• _BRIEF_:
Repeat the material below word for word and leave out all pictures.

"""

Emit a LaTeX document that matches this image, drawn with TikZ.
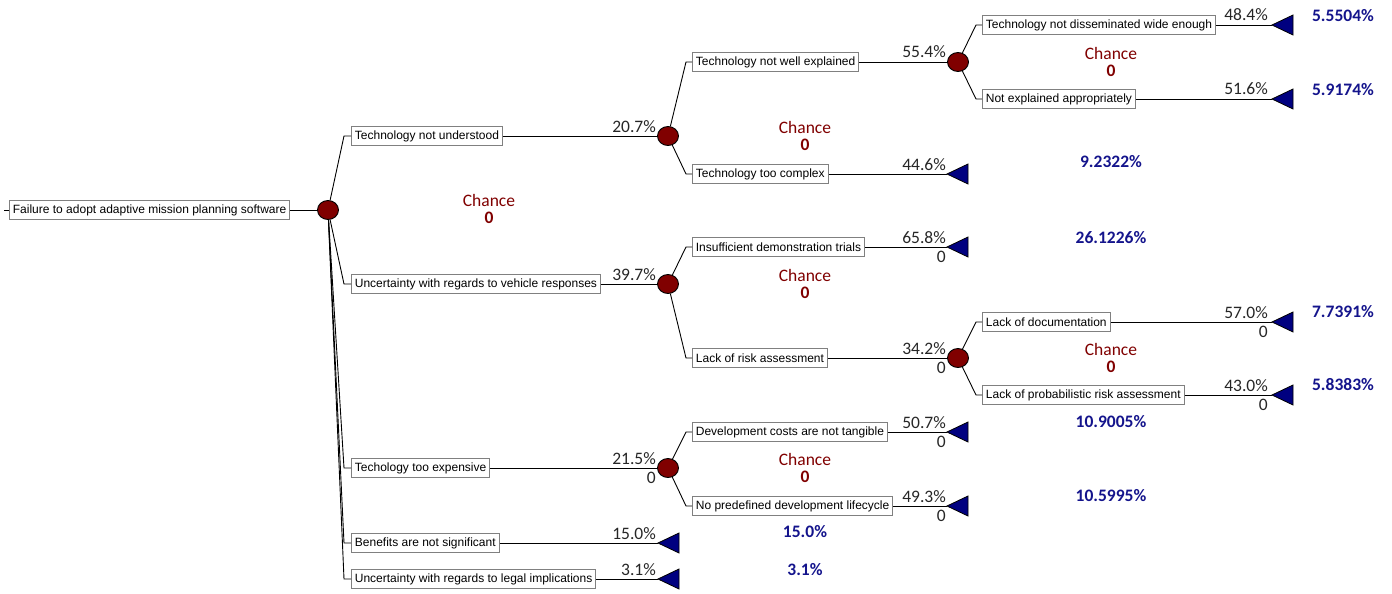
\documentclass[tikz,border=0pt]{standalone}
\usepackage{fontspec}
\setmainfont{Liberation Sans}
\newfontfamily\calfnt{Carlito}
\usetikzlibrary{shapes.geometric}
\definecolor{chred}{RGB}{128,0,0}
\definecolor{navyb}{RGB}{0,0,128}
\definecolor{valblue}{RGB}{20,20,140}
\newcommand\termtri[2]{\coordinate (#1) at #2; \draw[term] (#1) -- ++(21,-10) -- ++(0,20) -- cycle;}
\begin{document}
\begin{tikzpicture}[x=1pt,y=-1pt,
 box/.style={draw=black!50, line width=0.8pt, fill=white, anchor=west, inner xsep=3.5pt, inner ysep=0pt, minimum height=19pt, font=\fontsize{12}{14}\selectfont},
 chance/.style={ellipse, draw=black, line width=0.9pt, fill=chred, minimum width=21pt, minimum height=19pt, inner sep=0pt},
 term/.style={draw=black, line width=0.8pt, fill=navyb},
 pct/.style={anchor=base east, inner sep=0pt, font=\calfnt\fontsize{17.5}{20}\selectfont, text=black!85},
 chl/.style={font=\calfnt\fontsize{17.5}{20}\selectfont, text=chred, inner sep=0pt},
 chv/.style={font=\calfnt\bfseries\fontsize{17.5}{20}\selectfont, text=chred, inner sep=0pt},
 val/.style={font=\calfnt\bfseries\fontsize{17.5}{20}\selectfont, text=valblue, inner sep=0pt},
 conn/.style={line width=0.9pt}]
\useasboundingbox (0,0) rectangle (1392,594);
% root
\node[box] (root) at (9,210) {Failure to adopt adaptive mission planning software};
\coordinate (rtick) at (4,210);
\draw[conn] (rtick) -- (root.west);
\node[chance] (c0) at (328,210) {};
\draw[conn] (root.east) -- (c0);
\node[chl] (ch0) at (489,200) {Chance};
\node[chv] (cv0) at (489,218) {0};
% level 1
\node[box] (b11) at (351,136) {Technology not understood};
\node[box] (b12) at (351,284) {Uncertainty with regards to vehicle responses};
\node[box] (b13) at (351,468) {Techology too expensive};
\node[box] (b14) at (351,543) {Benefits are not significant};
\node[box] (b15) at (351,579) {Uncertainty with regards to legal implications};
\foreach \b in {b11,b12,b13,b14,b15}{\draw[conn] (c0) -- ([xshift=-7pt]\b.west) -- (\b.west);}
\node[chance] (c11) at (668,136) {};
\node[chance] (c12) at (668,284) {};
\node[chance] (c13) at (668,468) {};
\termtri{t14}{(658,543)}
\termtri{t15}{(658,579)}
\draw[conn] (b11.east) -- (c11);
\draw[conn] (b12.east) -- (c12);
\draw[conn] (b13.east) -- (c13);
\draw[conn] (b14.east) -- (t14);
\draw[conn] (b15.east) -- (t15);
\node[pct] (p11) at (656,132) {20.7\%};
\node[pct] (p12) at (656,280) {39.7\%};
\node[pct] (p13) at (656,464) {21.5\%};
\node[pct] (z13) at (656,483) {0};
\node[pct] (p14) at (656,539) {15.0\%};
\node[pct] (p15) at (656,575) {3.1\%};
\node[val] (v14) at (805,532) {15.0\%};
\node[val] (v15) at (805,570) {3.1\%};
% chance labels level 1
\node[chl] (ch11) at (805,127) {Chance};
\node[chv] (cv11) at (805,145) {0};
\node[chl] (ch12) at (805,275) {Chance};
\node[chv] (cv12) at (805,293) {0};
\node[chl] (ch13) at (805,459) {Chance};
\node[chv] (cv13) at (805,477) {0};
% level 2
\node[box] (b21) at (692,62) {Technology not well explained};
\node[box] (b22) at (692,174) {Technology too complex};
\node[box] (b23) at (692,247) {Insufficient demonstration trials};
\node[box] (b24) at (692,358) {Lack of risk assessment};
\node[box] (b25) at (692,432) {Development costs are not tangible};
\node[box] (b26) at (692,506) {No predefined development lifecycle};
\foreach \b in {b21,b22}{\draw[conn] (c11) -- ([xshift=-6pt]\b.west) -- (\b.west);}
\foreach \b in {b23,b24}{\draw[conn] (c12) -- ([xshift=-6pt]\b.west) -- (\b.west);}
\foreach \b in {b25,b26}{\draw[conn] (c13) -- ([xshift=-6pt]\b.west) -- (\b.west);}
\node[chance] (c21) at (958,62) {};
\termtri{t22}{(947,174)}
\termtri{t23}{(947,247)}
\node[chance] (c24) at (958,358) {};
\termtri{t25}{(947,432)}
\termtri{t26}{(947,506)}
\draw[conn] (b21.east) -- (c21);
\draw[conn] (b22.east) -- (t22);
\draw[conn] (b23.east) -- (t23);
\draw[conn] (b24.east) -- (c24);
\draw[conn] (b25.east) -- (t25);
\draw[conn] (b26.east) -- (t26);
\node[pct] (p21) at (946,58) {55.4\%};
\node[pct] (p22) at (946,170) {44.6\%};
\node[pct] (p23) at (946,243) {65.8\%};
\node[pct] (z23) at (946,262) {0};
\node[pct] (p24) at (946,354) {34.2\%};
\node[pct] (z24) at (946,373) {0};
\node[pct] (p25) at (946,428) {50.7\%};
\node[pct] (z25) at (946,447) {0};
\node[pct] (p26) at (946,502) {49.3\%};
\node[pct] (z26) at (946,521) {0};
\node[val] (v22) at (1111,162) {9.2322\%};
\node[val] (v23) at (1111,238) {26.1226\%};
\node[val] (v25) at (1111,422) {10.9005\%};
\node[val] (v26) at (1111,496) {10.5995\%};
\node[chl] (ch21) at (1111,53) {Chance};
\node[chv] (cv21) at (1111,71) {0};
\node[chl] (ch24) at (1111,349) {Chance};
\node[chv] (cv24) at (1111,367) {0};
% level 3
\node[box] (b31) at (982,25) {Technology not disseminated wide enough};
\node[box] (b32) at (982,99) {Not explained appropriately};
\node[box] (b33) at (982,322) {Lack of documentation};
\node[box] (b34) at (982,395) {Lack of probabilistic risk assessment};
\foreach \b in {b31,b32}{\draw[conn] (c21) -- ([xshift=-6pt]\b.west) -- (\b.west);}
\foreach \b in {b33,b34}{\draw[conn] (c24) -- ([xshift=-6pt]\b.west) -- (\b.west);}
\termtri{t31}{(1272,25)}
\termtri{t32}{(1272,99)}
\termtri{t33}{(1272,322)}
\termtri{t34}{(1272,395)}
\draw[conn] (b31.east) -- (t31);
\draw[conn] (b32.east) -- (t32);
\draw[conn] (b33.east) -- (t33);
\draw[conn] (b34.east) -- (t34);
\node[pct] (p31) at (1268,21) {48.4\%};
\node[pct] (p32) at (1268,95) {51.6\%};
\node[pct] (p33) at (1268,318) {57.0\%};
\node[pct] (z33) at (1268,337) {0};
\node[pct] (p34) at (1268,391) {43.0\%};
\node[pct] (z34) at (1268,410) {0};
\node[val] (v31) at (1343,16) {5.5504\%};
\node[val] (v32) at (1343,90) {5.9174\%};
\node[val] (v33) at (1343,312) {7.7391\%};
\node[val] (v34) at (1343,385) {5.8383\%};
\end{tikzpicture}
\end{document}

"""

• _WRITTEN RESPONSE_:
Emit a LaTeX document that matches this image, drawn with TikZ.
\documentclass[tikz,border=0pt]{standalone}
\usepackage{fontspec}
\setmainfont{Liberation Sans}
\newfontfamily\calfnt{Carlito}
\usetikzlibrary{shapes.geometric}
\definecolor{chred}{RGB}{128,0,0}
\definecolor{navyb}{RGB}{0,0,128}
\definecolor{valblue}{RGB}{20,20,140}
\newcommand\termtri[2]{\coordinate (#1) at #2; \draw[term] (#1) -- ++(21,-10) -- ++(0,20) -- cycle;}
\begin{document}
\begin{tikzpicture}[x=1pt,y=-1pt,
 box/.style={draw=black!50, line width=0.8pt, fill=white, anchor=west, inner xsep=3.5pt, inner ysep=0pt, minimum height=19pt, font=\fontsize{12}{14}\selectfont},
 chance/.style={ellipse, draw=black, line width=0.9pt, fill=chred, minimum width=21pt, minimum height=19pt, inner sep=0pt},
 term/.style={draw=black, line width=0.8pt, fill=navyb},
 pct/.style={anchor=base east, inner sep=0pt, font=\calfnt\fontsize{17.5}{20}\selectfont, text=black!85},
 chl/.style={font=\calfnt\fontsize{17.5}{20}\selectfont, text=chred, inner sep=0pt},
 chv/.style={font=\calfnt\bfseries\fontsize{17.5}{20}\selectfont, text=chred, inner sep=0pt},
 val/.style={font=\calfnt\bfseries\fontsize{17.5}{20}\selectfont, text=valblue, inner sep=0pt},
 conn/.style={line width=0.9pt}]
\useasboundingbox (0,0) rectangle (1392,594);
% root
\node[box] (root) at (9,210) {Failure to adopt adaptive mission planning software};
\coordinate (rtick) at (4,210);
\draw[conn] (rtick) -- (root.west);
\node[chance] (c0) at (328,210) {};
\draw[conn] (root.east) -- (c0);
\node[chl] (ch0) at (489,200) {Chance};
\node[chv] (cv0) at (489,218) {0};
% level 1
\node[box] (b11) at (351,136) {Technology not understood};
\node[box] (b12) at (351,284) {Uncertainty with regards to vehicle responses};
\node[box] (b13) at (351,468) {Techology too expensive};
\node[box] (b14) at (351,543) {Benefits are not significant};
\node[box] (b15) at (351,579) {Uncertainty with regards to legal implications};
\foreach \b in {b11,b12,b13,b14,b15}{\draw[conn] (c0) -- ([xshift=-7pt]\b.west) -- (\b.west);}
\node[chance] (c11) at (668,136) {};
\node[chance] (c12) at (668,284) {};
\node[chance] (c13) at (668,468) {};
\termtri{t14}{(658,543)}
\termtri{t15}{(658,579)}
\draw[conn] (b11.east) -- (c11);
\draw[conn] (b12.east) -- (c12);
\draw[conn] (b13.east) -- (c13);
\draw[conn] (b14.east) -- (t14);
\draw[conn] (b15.east) -- (t15);
\node[pct] (p11) at (656,132) {20.7\%};
\node[pct] (p12) at (656,280) {39.7\%};
\node[pct] (p13) at (656,464) {21.5\%};
\node[pct] (z13) at (656,483) {0};
\node[pct] (p14) at (656,539) {15.0\%};
\node[pct] (p15) at (656,575) {3.1\%};
\node[val] (v14) at (805,532) {15.0\%};
\node[val] (v15) at (805,570) {3.1\%};
% chance labels level 1
\node[chl] (ch11) at (805,127) {Chance};
\node[chv] (cv11) at (805,145) {0};
\node[chl] (ch12) at (805,275) {Chance};
\node[chv] (cv12) at (805,293) {0};
\node[chl] (ch13) at (805,459) {Chance};
\node[chv] (cv13) at (805,477) {0};
% level 2
\node[box] (b21) at (692,62) {Technology not well explained};
\node[box] (b22) at (692,174) {Technology too complex};
\node[box] (b23) at (692,247) {Insufficient demonstration trials};
\node[box] (b24) at (692,358) {Lack of risk assessment};
\node[box] (b25) at (692,432) {Development costs are not tangible};
\node[box] (b26) at (692,506) {No predefined development lifecycle};
\foreach \b in {b21,b22}{\draw[conn] (c11) -- ([xshift=-6pt]\b.west) -- (\b.west);}
\foreach \b in {b23,b24}{\draw[conn] (c12) -- ([xshift=-6pt]\b.west) -- (\b.west);}
\foreach \b in {b25,b26}{\draw[conn] (c13) -- ([xshift=-6pt]\b.west) -- (\b.west);}
\node[chance] (c21) at (958,62) {};
\termtri{t22}{(947,174)}
\termtri{t23}{(947,247)}
\node[chance] (c24) at (958,358) {};
\termtri{t25}{(947,432)}
\termtri{t26}{(947,506)}
\draw[conn] (b21.east) -- (c21);
\draw[conn] (b22.east) -- (t22);
\draw[conn] (b23.east) -- (t23);
\draw[conn] (b24.east) -- (c24);
\draw[conn] (b25.east) -- (t25);
\draw[conn] (b26.east) -- (t26);
\node[pct] (p21) at (946,58) {55.4\%};
\node[pct] (p22) at (946,170) {44.6\%};
\node[pct] (p23) at (946,243) {65.8\%};
\node[pct] (z23) at (946,262) {0};
\node[pct] (p24) at (946,354) {34.2\%};
\node[pct] (z24) at (946,373) {0};
\node[pct] (p25) at (946,428) {50.7\%};
\node[pct] (z25) at (946,447) {0};
\node[pct] (p26) at (946,502) {49.3\%};
\node[pct] (z26) at (946,521) {0};
\node[val] (v22) at (1111,162) {9.2322\%};
\node[val] (v23) at (1111,238) {26.1226\%};
\node[val] (v25) at (1111,422) {10.9005\%};
\node[val] (v26) at (1111,496) {10.5995\%};
\node[chl] (ch21) at (1111,53) {Chance};
\node[chv] (cv21) at (1111,71) {0};
\node[chl] (ch24) at (1111,349) {Chance};
\node[chv] (cv24) at (1111,367) {0};
% level 3
\node[box] (b31) at (982,25) {Technology not disseminated wide enough};
\node[box] (b32) at (982,99) {Not explained appropriately};
\node[box] (b33) at (982,322) {Lack of documentation};
\node[box] (b34) at (982,395) {Lack of probabilistic risk assessment};
\foreach \b in {b31,b32}{\draw[conn] (c21) -- ([xshift=-6pt]\b.west) -- (\b.west);}
\foreach \b in {b33,b34}{\draw[conn] (c24) -- ([xshift=-6pt]\b.west) -- (\b.west);}
\termtri{t31}{(1272,25)}
\termtri{t32}{(1272,99)}
\termtri{t33}{(1272,322)}
\termtri{t34}{(1272,395)}
\draw[conn] (b31.east) -- (t31);
\draw[conn] (b32.east) -- (t32);
\draw[conn] (b33.east) -- (t33);
\draw[conn] (b34.east) -- (t34);
\node[pct] (p31) at (1268,21) {48.4\%};
\node[pct] (p32) at (1268,95) {51.6\%};
\node[pct] (p33) at (1268,318) {57.0\%};
\node[pct] (z33) at (1268,337) {0};
\node[pct] (p34) at (1268,391) {43.0\%};
\node[pct] (z34) at (1268,410) {0};
\node[val] (v31) at (1343,16) {5.5504\%};
\node[val] (v32) at (1343,90) {5.9174\%};
\node[val] (v33) at (1343,312) {7.7391\%};
\node[val] (v34) at (1343,385) {5.8383\%};
\end{tikzpicture}
\end{document}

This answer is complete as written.